Mastering Web Scraping with Python Selenium: Tips and Tricks

Web scraping has become an essential skill for data extraction. Python, with its powerful libraries such as Selenium, makes it a popular choice for web scraping. This article will provide you with practical tips and tricks to master web scraping using Python and Selenium.

Prerequisites

Before we dive into the tips and tricks, make sure you have the following installed:

Python 3.6 or higher
Selenium library: pip install selenium
WebDriver for your browser (e.g., ChromeDriver for Google Chrome)

Tip 1: Use Explicit Waits

One common issue when scraping websites is not waiting for the required elements to load. To avoid this, use the WebDriverWait class from selenium.webdriver.support.ui library. This allows you to define explicit waits for specific elements to appear before continuing the script.

from selenium import webdriver
from selenium.webdriver.common.by import By
from selenium.webdriver.support.ui import WebDriverWait
from selenium.webdriver.support import expected_conditions as EC

driver = webdriver.Chrome(executable_path="path/to/chromedriver")

driver.get("https://example.com")

element = WebDriverWait(driver, 10).until(
    EC.presence_of_element_located((By.ID, "element_id"))
)

# Perform actions with the element

Tip 2: Handle Page Navigation

When navigating through pages, it's essential to wait for the new page to load. Combine the WebDriverWait with expected_conditions to wait for the new URL before proceeding.

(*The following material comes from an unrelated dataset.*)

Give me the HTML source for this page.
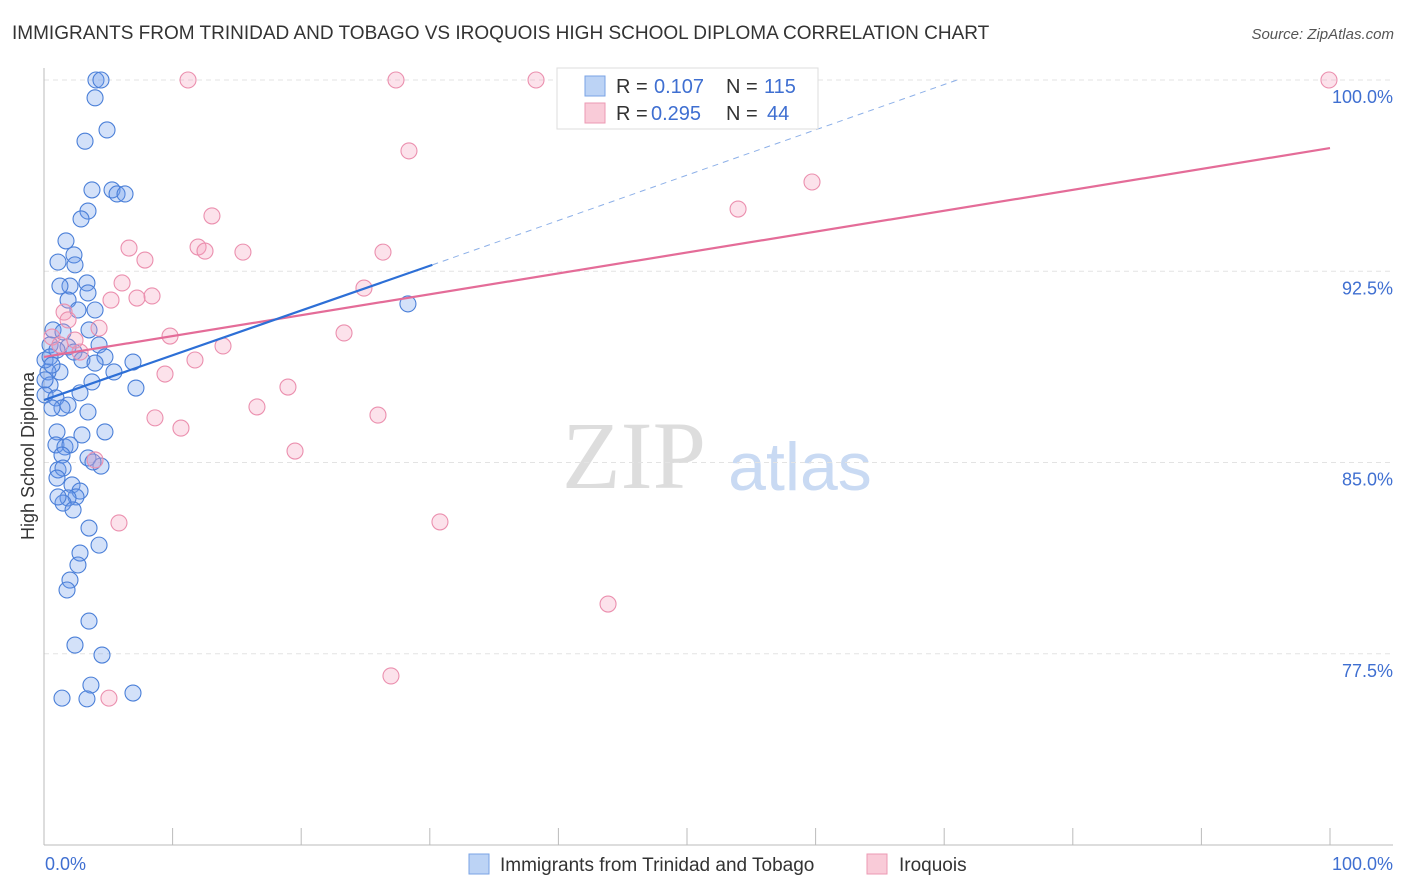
<!DOCTYPE html>
<html><head><meta charset="utf-8"><style>
body{margin:0;background:#fff;font-family:"Liberation Sans",sans-serif;}
svg{display:block}
</style></head><body>
<svg id="chart" width="1406" height="892" viewBox="0 0 1406 892">
<text x="12" y="39" font-size="19" fill="#333">IMMIGRANTS FROM TRINIDAD AND TOBAGO VS IROQUOIS HIGH SCHOOL DIPLOMA CORRELATION CHART</text>
<text x="1394" y="39" font-size="15" fill="#555" font-style="italic" text-anchor="end">Source: ZipAtlas.com</text>
<text x="634" y="488" font-size="96" fill="#ddd" font-family="Liberation Serif,serif" text-anchor="middle">ZIP</text>
<text x="800" y="490" font-size="68" fill="#c9daf3" text-anchor="middle">atlas</text>
<text transform="translate(34,456) rotate(-90)" font-size="18" fill="#333" text-anchor="middle">High School Diploma</text>
<g id="grid"></g><g id="marks"></g>
<g>
<rect x="557" y="68" width="261" height="61" fill="#fff" stroke="#ddd"/>
<rect x="585" y="76" width="20" height="20" fill="#bcd3f5" stroke="#7aa3e5"/>
<text x="616" y="93" font-size="20" fill="#333">R =</text>
<text x="654" y="93" font-size="20" fill="#3f6fd1">0.107</text>
<text x="726" y="93" font-size="20" fill="#333">N =</text>
<text x="764" y="93" font-size="20" fill="#3f6fd1">115</text>
<rect x="585" y="103" width="20" height="20" fill="#f9cbd8" stroke="#ec99b3"/>
<text x="616" y="120" font-size="20" fill="#333">R =</text>
<text x="651" y="120" font-size="20" fill="#3f6fd1">0.295</text>
<text x="726" y="120" font-size="20" fill="#333">N =</text>
<text x="767" y="120" font-size="20" fill="#3f6fd1">44</text>
</g>
<g>
<rect x="469" y="854" width="20" height="20" fill="#bcd3f5" stroke="#7aa3e5"/>
<text x="500" y="871" font-size="19" fill="#333">Immigrants from Trinidad and Tobago</text>
<rect x="867" y="854" width="20" height="20" fill="#f9cbd8" stroke="#ec99b3"/>
<text x="899" y="871" font-size="19" fill="#333">Iroquois</text>
</g>
</svg>
<script>
const yTicks=[100,92.5,85,77.5];
const yTickLabels=["100.0%","92.5%","85.0%","77.5%"];
const xTickLabels=["0.0%","100.0%"];
const blueX=[4.04,4.43,3.97,4.9,3.19,3.73,5.29,5.68,6.3,3.42,2.88,1.71,2.33,1.09,2.41,3.34,2.02,1.24,3.42,1.87,2.64,3.97,0.7,1.48,3.5,4.28,0.47,1.87,1.01,2.33,4.74,2.95,3.97,6.92,5.44,1.24,0.31,3.73,7.15,0.47,2.8,0.08,0.93,1.87,1.4,0.62,3.42,2.95,4.74,1.01,0.93,1.63,2.02,1.4,3.42,4.43,3.81,1.09,1.48,1.01,2.18,2.8,2.49,1.87,1.48,1.09,2.26,3.5,4.28,2.8,2.64,2.02,1.79,3.5,2.41,4.51,3.65,1.4,3.34,6.92,28.3,0.08,0.47,0.08,0.62];
const blueY=[100,100,99.3,98.04,97.6,95.69,95.69,95.53,95.53,94.86,94.55,93.69,93.14,92.86,92.75,92.04,91.92,91.92,91.65,91.37,90.98,90.98,90.2,90.12,90.2,89.61,89.61,89.53,89.41,89.33,89.14,89.02,88.9,88.94,88.55,88.55,88.55,88.16,87.92,88.04,87.73,87.65,87.53,87.25,87.14,87.14,86.98,86.08,86.2,86.2,85.69,85.61,85.69,85.29,85.18,84.86,85.02,84.71,84.78,84.39,84.12,83.88,83.65,83.61,83.41,83.65,83.14,82.43,81.76,81.45,80.98,80.39,80.0,78.78,77.84,77.45,76.27,75.76,75.73,75.96,91.22,89.02,89.14,88.24,88.82];
const pinkX=[11.2,27.37,38.26,99.92,28.38,59.72,53.97,13.06,6.61,11.98,12.52,15.47,26.36,7.85,6.07,8.4,7.23,5.21,24.88,1.56,1.87,4.28,9.8,23.33,0.62,13.92,2.8,11.74,9.41,18.97,16.56,8.63,10.65,25.97,19.52,3.97,5.83,30.79,43.86,26.98,5.05,1.24,2.41];
const pinkY=[100,100,100,100,97.22,96.0,94.94,94.67,93.41,93.45,93.29,93.25,93.25,92.94,92.04,91.53,91.45,91.37,91.84,90.9,90.59,90.27,89.96,90.08,89.92,89.57,89.33,89.02,88.47,87.96,87.18,86.75,86.35,86.86,85.45,85.1,82.63,82.67,79.45,76.63,75.76,89.61,89.8];
const blueLine=[[0,87.45],[30.2,92.75]];
const blueDash=[[30.2,92.75],[71,100]];
const pinkLine=[[0,89.14],[100,97.33]];
const NS='http://www.w3.org/2000/svg';
const X=v=>44+v*12.86, Y=v=>80+(100-v)*25.5;
function mk(t,a,p){const e=document.createElementNS(NS,t);for(const k in a)e.setAttribute(k,a[k]);p.appendChild(e);return e;}
const g=document.getElementById('grid'),m=document.getElementById('marks');
yTicks.forEach((t,i)=>{
 const l=mk('line',{x1:44,x2:1393,y1:Y(t),y2:Y(t),stroke:'#e3e3e3','stroke-dasharray':'5,4'},g);
 
 
 const tx=mk('text',{x:1393,y:Y(t)+23,'font-size':18,fill:'#3f6fd1','text-anchor':'end'},g);tx.textContent=yTickLabels[i];
 
 
});
let ax=mk('line',{x1:44,x2:44,y1:68,y2:845,stroke:'#bbb'},g);


ax=mk('line',{x1:44,x2:1393,y1:845,y2:845,stroke:'#bbb'},g);


for(let i=0;i<=10;i++){const t=mk('line',{x1:X(i*10),x2:X(i*10),y1:828,y2:845,stroke:'#bbb'},g);
 
 }
[[0,'start',45],[100,'end',1393]].forEach((d,i)=>{const t=mk('text',{x:d[2],y:870,'font-size':18,fill:'#3f6fd1','text-anchor':d[1]},g);t.textContent=xTickLabels[i];
 
 });
function pts(xs,ys,fill,stroke,name){xs.forEach((x,i)=>{const c=mk('circle',{cx:X(x),cy:Y(ys[i]),r:8,fill:fill,stroke:stroke,'stroke-width':1.1},m);
 
 });}
pts(blueX,blueY,'rgba(110,155,235,0.3)','#4a7fd8','blue-point');
pts(pinkX,pinkY,'rgba(245,160,190,0.3)','#eb8fae','pink-point');
function ln(d,col,w,dash,name){const l=mk('line',{x1:X(d[0][0]),y1:Y(d[0][1]),x2:X(d[1][0]),y2:Y(d[1][1]),stroke:col,'stroke-width':w},m);if(dash)l.setAttribute('stroke-dasharray',dash);
 
 }
ln(pinkLine,'#e46c98',2.2,null,'pink-trendline');
ln(blueLine,'#2d6fd6',2.2,null,'blue-trendline');
ln(blueDash,'#8db0e8',1,'6,5','blue-trendline-extension');
</script>
</body></html>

from selenium.webdriver.support import expected_conditions as EC

# Click on the next page button
next_page_button = driver.find_element_by_css_selector(".next-page")
next_page_button.click()

# Wait for the new page to load
WebDriverWait(driver, 10).until(EC.url_changes(driver.current_url))

# Continue scraping on the new page

Tip 3: Use Headless Browsing

Running Selenium with a visible browser window can be slow and resource-intensive. For faster and more efficient scraping, use the headless browsing mode.

from selenium.webdriver.chrome.options import Options

chrome_options = Options()
chrome_options.add_argument("--headless")

driver = webdriver.Chrome(executable_path="path/to/chromedriver", options=chrome_options)

Tip 4: Handle AJAX Requests

Many websites use AJAX to load content dynamically. To handle these scenarios, use the WebDriverWait class with the expected_conditions for the element to be updated.

from selenium.webdriver.support import expected_conditions as EC

# Wait for the AJAX content to load
WebDriverWait(driver, 10).until(
    EC.text_to_be_present_in_element((By.ID, "ajax_element_id"), "Expected Text")
)

# Continue scraping the new content

Tip 5: Deal with CAPTCHAs & Login Pages

Websites may use CAPTCHAs or require a login to prevent automated scraping. To handle these cases:

Use the input() function to pause the script and manually solve the CAPTCHA or log in.
Employ third-party services like 2Captcha to solve CAPTCHAs programmatically.

Conclusion

Mastering web scraping with Python Selenium requires practice and patience. Using the tips and tricks shared in this article, you can improve your web scraping skills and extract data from websites more efficiently. As you dive deeper into web scraping, you'll discover various techniques to handle complex scraping scenarios and extract valuable data from the web.